Lo de irse de vacaciones, en aquellos tiempos, era bastante raro y relativo. Salvo alguna excursión dominical a la playa o al Vedat, las familias corrientes y molientes pasaban su verano en Valencia. El ritual de vivir la canícula en la ciudad no se pudo romper hasta bien avanzados los años sesenta, cuando el Seiscientos entró en la familia. Por eso fue cerrar las aulas en las Escuelas Pías y rodar por el barrio la noticia de la última moda.

Que estaba en el río. Y más concretamente en el tramo comprendido entre el Botánico y la calle de Na Jordana. Por la sencilla razón de que habían pasado apenas diez meses de la riada y el paraje estaba tal y como había quedado después de la inundación: tan silvestre, tan natural, tan dejado de la mano de un Ayuntamiento preocupado por asuntos mucho más urgentes, que se había transformado en lo que a los chavales nos parecía un territorio de aventura.

Dejando aparte que la histórica concha de piedra había quedado maltrecha y semioculta tras la inundación, recurrir a la anchurosa rampa de piedra de la Pechina se pensaba que era un recurso tan fácil que había que descartarlo por ridículo. Así las cosas, el descenso al cauce, que estaba al menos un metro más profundo que ahora y desde luego no tenía las cómodas rampas añadidas en nuestro tiempo, lo hacíamos deslizando el trasero por los sillares de los picudos contrafuertes de los muros... hasta el aterrizaje final. El viajero corría el riesgo de romperse no ya la crisma sino lo que hubiera sido peor, un pantalón, que en casa sería el delator de una excursión rigurosamente prohibida.
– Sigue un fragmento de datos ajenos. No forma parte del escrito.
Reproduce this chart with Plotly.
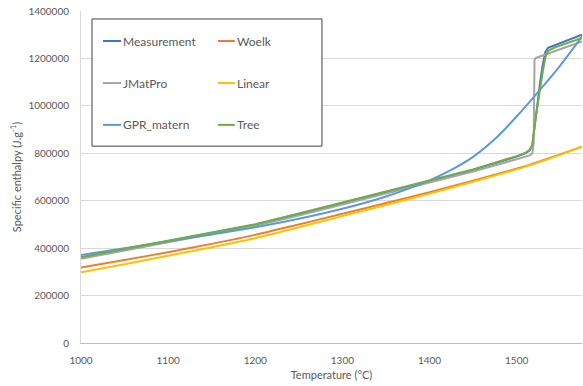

Lo primero que hay que advertir es que el puente de Ademuz no se había construido y que de la pasarela de Campanar quedaban unos hierros doblados entre marañas de cañas. Las defensas y bolardos de la orilla izquierda eran imprecisos: en la parte de Tendetes no existían en algunos tramos y en otros habían sido dañadas por la inundación. Pero el paraje, donde se había tirado mucho barro extraído de casas y calles, era una bendición para unos críos que no conocían la televisión pero tenían, a través del cine y las novelas, románticas referencias de ríos, islas, junglas y desiertos.

Todo eso estaba allí mismo, al lado de casa, condensado y a disposición de los aventureros de la calle Turia: el barro de la riada se había transformado en un Sahara de dunas ondulantes que el viento peinaba; los matorrales habían crecido hasta permitir ocultarse y hacer cabañas; y nadie se había ocupado, antes que nosotros, de desenterrar maderos, toneles, ramas, sillas, ruedas, cajas, botes y mil objetos más que el río arrastró durante las horas terribles de octubre de 1957. Allí, un día y otro, disfrutamos imaginándonos héroes a lomos de dromedarios o cazadores de cocodrilos.

Pero una tarde, uno de la pandilla lanzó un grito desgarrador. Había vislumbrado, semienterrados en la arena, unos dientes, sin duda humanos. Con cautela, y con una caña, el más atrevido de todos los empujó: resultó ser una dentadura de encías de goma todavía sonrosada. A dos pasos, detrás de medio orinal de porcelana, yacía lo que me pareció el adornado remate de una mesilla de noche y un resto de tela a rayas, como de pijama.

Entonces es cuando el más gracioso de la peña dijo algo así como «el amo de todo esto debe estar enterrado por aquí cerca...» Nos fuimos corriendo, subimos los pretiles en un santiamén y no volvimos jamás.